23. La Cour considère que les requérants ont souffert un préjudice moral, du fait de la violation de leur droit d’accès à un tribunal, garanti par l’article 6 § 1 de la Convention. Ce préjudice moral ne se trouve pas suffisamment compensé par le constat de violation. Statuant en équité, la Cour considère qu’il y a lieu d’octroyer conjointement aux requérants la somme de 3 500 EUR pour préjudice moral, plus tout montant pouvant être dû à titre d’impôt.
B. Frais et dépens
24. Les requérants ne sollicitent aucune somme au titre des frais et dépens. Partant, il n’y a pas lieu de leur octroyer de somme à ce titre.
C. Intérêts moratoires
25. La Cour juge approprié de calquer le taux des intérêts moratoires sur le taux d’intérêt de la facilité de prêt marginal de la Banque centrale européenne majoré de trois points de pourcentage.

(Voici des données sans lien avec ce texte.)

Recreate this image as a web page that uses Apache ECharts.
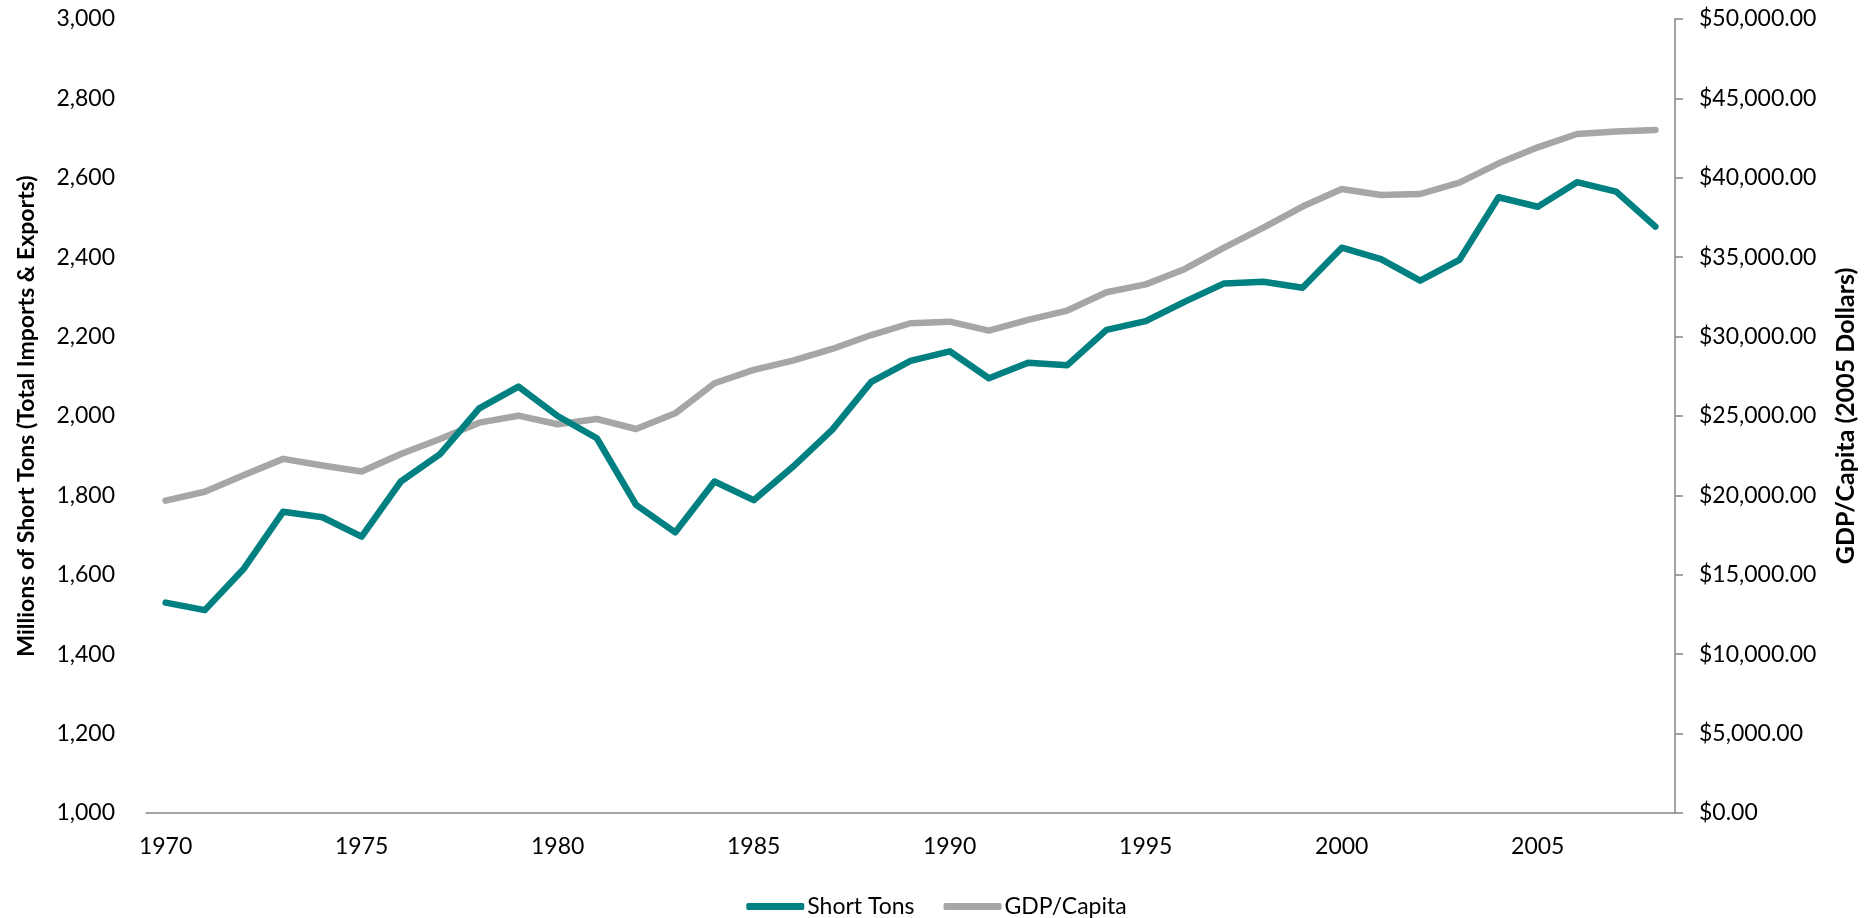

PAR CES MOTIFS, LA COUR, À L’UNANIMITÉ,
1. Déclare la requête recevable ;
2. Dit qu’il y a eu violation de l’article 6 § 1 de la Convention à l’égard du droit d’accès à un tribunal ;
3. Dit
a) que l’État défendeur doit verser conjointement aux requérants dans les trois mois à compter du jour où l’arrêt sera devenu définitif conformément à l’article 44 § 2 de la Convention, 3 500 EUR (trois mille cinq cents euros) au titre du dommage moral, plus tout montant pouvant être dû à titre d’impôt ;
b) qu’à compter de l’expiration dudit délai et jusqu’au versement, ce montant sera à majorer d’un intérêt simple à un taux égal à celui de la facilité de prêt marginal de la Banque centrale européenne applicable pendant cette période, augmenté de trois points de pourcentage ;
4. Rejette la demande de satisfaction équitable pour le surplus.
Fait en français, puis communiqué par écrit le 29 janvier 2015, en application de l’article 77 §§ 2 et 3 du règlement.